Construction, healthcare and leisure and hospitality are adding jobs.
Payroll employment is expected to rise 180,000 in June, a slight slowdown from the 209,000 of May. The private sector is expected to rise by 135,000, about the same as we saw in May.
Gains in government have picked up noticeably in recent months and are expected to once again lead overall payroll gains. State and local governments are flush with cash and spending it. Funds allocated during the pandemic to upgrade infrastructure, including public schools, are being deployed much faster than anticipated. This is blunting the blow to employment triggered by rate hikes from the Federal Reserve.

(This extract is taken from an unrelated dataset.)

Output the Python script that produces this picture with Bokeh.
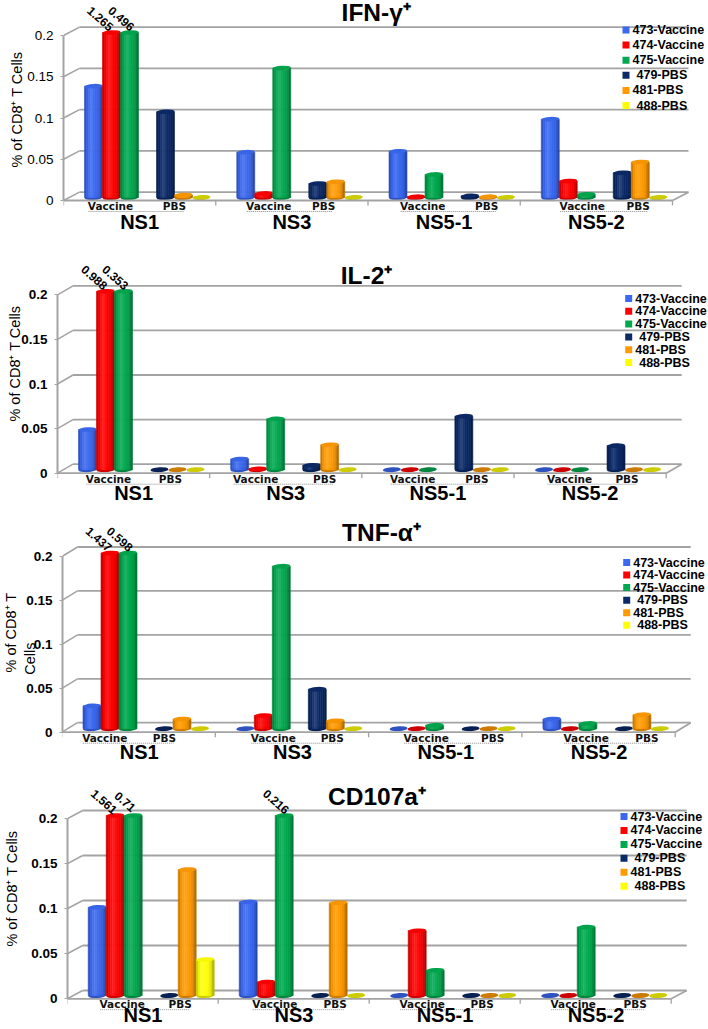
from bokeh.embed import file_html
from bokeh.layouts import column
from bokeh.models import ColumnDataSource, FixedTicker, Label, Range1d
from bokeh.plotting import figure
from bokeh.resources import INLINE

antigens = ["NS1", "NS3", "NS5-1", "NS5-2"]
series = ["473-Vaccine", "474-Vaccine", "475-Vaccine", "479-PBS", "481-PBS", "488-PBS"]

# one row per series, one column per antigen (values above 0.2 run off the capped axis)
ifn_gamma = [
    [0.135, 0.055, 0.056, 0.095],
    [1.265, 0.005, 0.001, 0.020],
    [0.496, 0.157, 0.028, 0.004],
    [0.104, 0.017, 0.002, 0.030],
    [0.003, 0.019, 0.001, 0.043],
    [0.000, 0.000, 0.000, 0.000],
]
il_2 = [
    [0.045, 0.012, 0.000, 0.000],
    [0.988, 0.001, 0.000, 0.000],
    [0.353, 0.057, 0.000, 0.000],
    [0.000, 0.005, 0.060, 0.027],
    [0.000, 0.028, 0.000, 0.000],
    [0.000, 0.000, 0.000, 0.000],
]
tnf_alpha = [
    [0.026, 0.000, 0.000, 0.011],
    [1.437, 0.015, 0.000, 0.000],
    [0.598, 0.185, 0.004, 0.006],
    [0.000, 0.045, 0.000, 0.000],
    [0.011, 0.009, 0.000, 0.016],
    [0.000, 0.000, 0.000, 0.000],
]
cd107a = [
    [0.098, 0.104, 0.000, 0.000],
    [1.561, 0.015, 0.072, 0.000],
    [0.710, 0.216, 0.028, 0.076],
    [0.000, 0.000, 0.000, 0.000],
    [0.140, 0.103, 0.000, 0.000],
    [0.040, 0.000, 0.000, 0.000],
]

y_ticks = [0, 0.05, 0.1, 0.15, 0.2]
AXIS_CAP = 0.2

COLORS = ["#3a68f0", "#ff0000", "#00a84f", "#0b2a68", "#ff9a00", "#ffff00"]
SLOTS = [0, 1, 2, 4, 5, 6]
SHADE = [0.8, 0.95, 1.03, 1.06, 1.03, 1.0, 0.97, 0.9, 0.72]
LEGEND_NUDGE = [0, 0, 0, 4, 0, 4]
GRID = "#a3a3a3"
FONT = "Liberation Sans"


def shade(hex_color, f):
    rgb = [int(hex_color[i:i + 2], 16) for i in (1, 3, 5)]
    if f <= 1:
        out = [int(c * f) for c in rgb]
    else:
        out = [int(c + (255 - c) * (f - 1) * 2) for c in rgb]
    return "#%02x%02x%02x" % tuple(out)


# page-pixel geometry of each panel
PANELS = [
    dict(title="IFN-\u03b3\u207a", data=ifn_gamma, top=0, frame_top=0, bottom=240, frame_bottom=218, ns_standoff=-8,
         ax=63, right=672, y0=200, y02=35, back_dx=16, back_dy=8.3, base=3, title_x=375.7, title_y=12, tick_style="normal",
         vacc=[47, 53, 54.7, 62], pbs=[111, 108, 118.7, 118],
         legend_x=622, legend_top=29.5, pitch=15.1,
         ylabel="% of CD8\u207a T Cells", ylabel_standoff=-1),
    dict(title="IL-2\u207a", data=il_2, top=240, frame_top=241, bottom=508, frame_bottom=485, ns_standoff=-4,
         ax=57, right=665.7, y0=472.7, y02=294.3, back_dx=15.5, back_dy=9, base=3.5, title_x=366, title_y=275, tick_style="bold",
         vacc=[51, 46, 50.8, 55.5], pbs=[113, 115, 115, 113],
         legend_x=624.7, legend_top=298, pitch=12.8,
         ylabel="% of CD8\u207a T Cells", ylabel_standoff=-5),
    dict(title="TNF-\u03b1\u207a", data=tnf_alpha, top=508, frame_top=520, bottom=766, frame_bottom=744, ns_standoff=-4,
         ax=61.5, right=674.7, y0=731.7, y02=556, back_dx=15.5, back_dy=9.5, base=3.5, title_x=381, title_y=532, tick_style="bold",
         vacc=[42.8, 58, 57.6, 64.3], pbs=[102.5, 117, 124, 125],
         legend_x=622.7, legend_top=562, pitch=12.55,
         ylabel="% of CD8\u207a T\nCells" + "\u00a0" * 13, ylabel_standoff=-15),
    dict(title="CD107a\u207a", data=cd107a, top=766, frame_top=766, bottom=1029, frame_bottom=1010, ns_standoff=-7,
         ax=66.7, right=670.7, y0=998.3, y02=818.3, back_dx=15.5, back_dy=8.3, base=3.3, title_x=376.5, title_y=796, tick_style="bold",
         vacc=[55, 56.6, 53, 53], pbs=[113, 117, 113, 115],
         legend_x=620, legend_top=816, pitch=13.95,
         ylabel="% of CD8\u207a T Cells", ylabel_standoff=8),
]


def make_panel(cfg):
    scale = (cfg["y0"] - cfg["y02"]) / AXIS_CAP
    border_left = int(round(cfg["ax"]))
    unit = (cfg["right"] - cfg["ax"]) / 4
    px_x = lambda px: (px - border_left) / unit
    px_y = lambda px: (cfg["y0"] - px) / scale
    height = cfg["bottom"] - cfg["top"]
    p = figure(
        width=708, height=height, output_backend="svg", toolbar_location=None, align="start",
        x_range=Range1d(0, px_x(708)), y_range=Range1d(px_y(cfg["frame_bottom"]), px_y(cfg["frame_top"])),
        min_border_left=border_left, min_border_right=0, min_border_top=int(cfg["frame_top"] - cfg["top"]),
        min_border_bottom=int(cfg["bottom"] - cfg["frame_bottom"]),
        outline_line_color=None,
    )
    p.grid.visible = False

    # y axis
    ya = p.yaxis[0]
    ya.ticker = FixedTicker(ticks=y_ticks)
    ya.bounds = (0, AXIS_CAP)
    ya.axis_line_color = GRID
    ya.axis_line_width = 2
    ya.major_tick_line_color = GRID
    ya.major_tick_in = 0
    ya.major_tick_out = 3
    ya.minor_tick_line_color = None
    ya.major_label_standoff = 7
    ya.major_label_text_font = FONT
    ya.major_label_text_font_size = "13.5px"
    ya.major_label_text_font_style = cfg["tick_style"]
    ya.major_label_text_color = "black"
    ya.axis_label = cfg["ylabel"]
    ya.axis_label_text_font = FONT
    ya.axis_label_text_font_size = "14.5px"
    ya.axis_label_text_font_style = "normal"
    ya.axis_label_text_color = "black"
    ya.axis_label_standoff = cfg["ylabel_standoff"]

    # antigen names
    xa = p.xaxis[0]
    xa.ticker = FixedTicker(ticks=[i + 0.5 for i in range(4)])
    xa.major_label_overrides = {i + 0.5: name for i, name in enumerate(antigens)}
    xa.axis_line_color = None
    xa.major_tick_line_color = None
    xa.minor_tick_line_color = None
    xa.major_tick_out = 0
    xa.major_tick_in = 0
    xa.major_label_standoff = cfg["ns_standoff"]
    xa.major_label_text_font = FONT
    xa.major_label_text_font_size = "20px"
    xa.major_label_text_font_style = "bold"
    xa.major_label_text_color = "black"

    # 3-D walls and floor
    x_left = px_x(cfg["ax"])
    x_right = px_x(cfg["right"])
    back_x0 = px_x(cfg["ax"] + cfg["back_dx"])
    back_x1 = px_x(cfg["right"] + cfg["back_dx"])
    lift = cfg["back_dy"] / scale
    p.segment(x0=[back_x0] * len(y_ticks), y0=[t + lift for t in y_ticks],
              x1=[back_x1] * len(y_ticks), y1=[t + lift for t in y_ticks],
              line_color=GRID, line_width=1.8)
    p.segment(x0=[x_left] * len(y_ticks), y0=y_ticks, x1=[back_x0] * len(y_ticks),
              y1=[t + lift for t in y_ticks], line_color=GRID, line_width=1.5)
    p.segment(x0=[x_left, x_right], y0=[0, 0], x1=[x_right, back_x1], y1=[0, lift], line_color=GRID, line_width=1.8)
    p.segment(x0=[x_left + g for g in range(5)], y0=[0] * 5, x1=[x_left + g for g in range(5)], y1=[-5 / scale] * 5,
              line_color=GRID, line_width=1.3)

    # cylinders
    slot = 18 / unit
    first = 30 / unit
    base = cfg["base"] / scale
    strip = slot / len(SHADE)
    notes = []
    for s, row in enumerate(cfg["data"]):
        xs = [x_left + g + first + SLOTS[s] * slot for g in range(4)]
        caps = [min(v, AXIS_CAP) for v in row]
        keep = [i for i, v in enumerate(caps) if v > 0]
        for k, f in enumerate(SHADE):
            col = shade(COLORS[s], f)
            src = ColumnDataSource(dict(
                x=[xs[i] - slot / 2 + (k + 0.5) * strip for i in keep],
                bottom=[base] * len(keep),
                top=[base + caps[i] for i in keep],
            ))
            p.vbar(x="x", bottom="bottom", top="top", width=strip, source=src,
                   fill_color=col, line_color=col, line_width=0.6)
        p.ellipse(x=xs, y=[base] * 4, width=slot, height=5, width_units="data", height_units="screen",
                  angle=0.06, fill_color=shade(COLORS[s], 0.8), line_color=None,
                  level="underlay")
        p.ellipse(x=[xs[i] for i in keep], y=[base + caps[i] for i in keep], width=slot, height=4.5,
                  width_units="data", height_units="screen", angle=0.06,
                  fill_color=shade(COLORS[s], 0.97), line_color=None)
        for i, v in enumerate(row):
            if v > AXIS_CAP:
                notes.append((xs[i], base + AXIS_CAP, f"{v:g}", -11 if s == 1 else -8))

    # off-scale values
    if notes:
        p.text(x=[n[0] for n in notes], y=[n[1] for n in notes], text=[n[2] for n in notes],
               x_offset=[n[3] for n in notes], y_offset=[-14] * len(notes), angle=-0.72,
               text_font={"value": FONT}, text_font_size={"value": "12px"}, text_color="black",
               text_font_style="bold", text_align="center", text_baseline="middle")

    # Vaccine / PBS labels and their dotted underlines
    lab_y = px_y(cfg["y0"] + 5.5)
    lab_x = [px_x(cfg["ax"] + g * unit + o) for g, o in enumerate(cfg["vacc"])]
    pbs_x = [px_x(cfg["ax"] + g * unit + o) for g, o in enumerate(cfg["pbs"])]
    p.text(x=lab_x + pbs_x, y=[lab_y] * 8, text=["Vaccine"] * 4 + ["PBS"] * 4,
           text_font={"value": "DejaVu Sans"}, text_font_size={"value": "10.5px"},
           text_font_style="bold", text_color="#111111", text_align="center", text_baseline="middle")
    und_y = px_y(cfg["y0"] + 11)
    p.segment(x0=[x - 22 / unit for x in lab_x], y0=[und_y] * 4, x1=[x + 9 / unit for x in pbs_x], y1=[und_y] * 4,
              line_color="#8a8a8a", line_width=1, line_dash="1 1")

    # title
    p.add_layout(Label(x=px_x(cfg["title_x"]), y=px_y(cfg["title_y"]), text=cfg["title"], text_font=FONT,
                       text_font_size="24.5px", text_font_style="bold", text_color="black",
                       text_align="center", text_baseline="middle"))

    # legend key
    rows = [cfg["legend_top"] + i * cfg["pitch"] for i in range(len(series))]
    p.scatter(x=[px_x(cfg["legend_x"] + 3.5)] * len(series), y=[px_y(r) for r in rows], marker="square", size=7,
              fill_color=COLORS, line_color=None)
    p.text(x=[px_x(cfg["legend_x"] + 10 + n) for n in LEGEND_NUDGE], y=[px_y(r) for r in rows], text=series,
           text_font={"value": FONT}, text_font_size={"value": "12.5px"}, text_font_style="bold",
           text_color="black", text_align="left", text_baseline="middle")
    return p


figs = [make_panel(cfg) for cfg in PANELS]
page = column(*[column(f) for f in figs], spacing=0)
open("out.html", "w").write(file_html(page, INLINE))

Construction employment has held up despite the drop in home sales. Builders are offering mortgage buydowns and moving downscale to buoy buyer demand. This is at the same time that incentives for chip and EV plants have triggered a flurry of new construction in the manufacturing sector.
Healthcare is catching up and beginning to replace jobs lost to retirement and the stress of the pandemic. These gains have yet to fully alleviate the backlogs in the healthcare system.

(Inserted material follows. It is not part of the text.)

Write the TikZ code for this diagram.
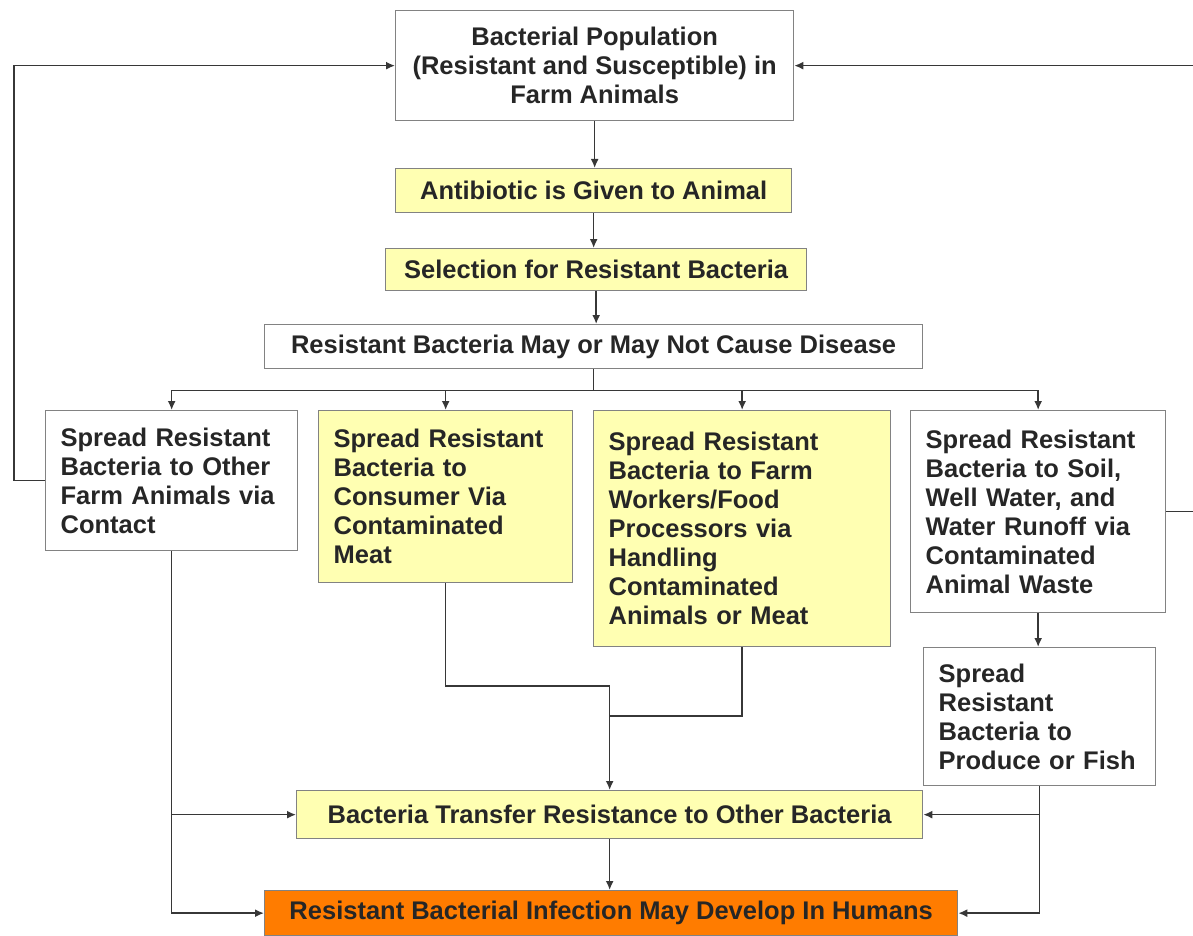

Leisure and hospitality continued to add jobs. TSA throughput over the Fourth of July holiday week hit a new record. I bore witness to that, stunned that Chicago O’Hare appeared as crowded as I have ever seen it at 5:45 am on July 1. That should show up as an elevated number of people off work due to vacation in the household survey. Travel abroad, which is considered an import, has picked up relative to domestic travel.
Blistering heat has kept more people inside across much of the South and West. Everything from amusement parks to outdoor malls and in-store retailers is feeling the burn. Online retail is holding up better, but that isn’t enough to derail the downsizing in the freight industry. Bankruptcies are on the rise.
Strikes could complicate the Fed’s calculus on whether to raise rates again in September.
Hiring in professional business services, which had been a key driver of job gains, is expected to continue to moderate. Hiring in professional, scientific and technical services remains the strongest with an extra boost from GenAI. New business formation in the sector remains robust. The only sector to see a major slowdown in new business formation is the information sector, which spans entertainment and streaming to traditional tech startups.
Average hourly earnings are expected to rise by 0.3%, a tick down from the 0.4% increase in May. That translates to a 4.3% increase from a year ago. Wages on the job posting sites have moderated significantly in recent months, which suggests the options to job-hop are diminishing.
We will see new data on quit rates next week as well, which should moderate but remain above pre-pandemic levels for the overall labor market. The one sector in which quit rates have dropped below pre-pandemic norms is professional business services, where the most aggressive hiring occurred in the wake of reopening.
That is still above the pace the Federal Reserve considers consistent with its 2% inflation target, barring a pick-up in productivity growth, which cannot be ruled out. A slowdown in churn and fewer staffing shortages due to people being out sick appear to have boosted productivity growth in the second quarter. The challenge this summer is the prolonged heat wave, which tends to lower productivity growth.
Separately, the household survey is expected to show that the unemployment rate held at a 3.6% rate, the same as in May. Participation in the labor market is expected to hold at 62.6%, well above the lows emerging from the pandemic but still below pre-pandemic levels. Prime-age workers are coming back in droves. The problem is the retirements, which continue to rise with the aging of the baby boom. Participation among those over 65 remains suppressed relative to pre-pandemic norms.
It is still too soon to see the effects of the one-two punch of the writers’ and actors’ strikes. They could take a large toll on payroll employment and unemployment in August. Many of those workers are contractors and not eligible for unemployment insurance. Those who can will pick up extra jobs. Those working directly in the movie and production industry top 470,000, many of whom will be looking for other ways to support themselves. The UAW is also threatening to strike in September. Those strikes could complicate the Fed’s calculus on whether to raise rates again in September.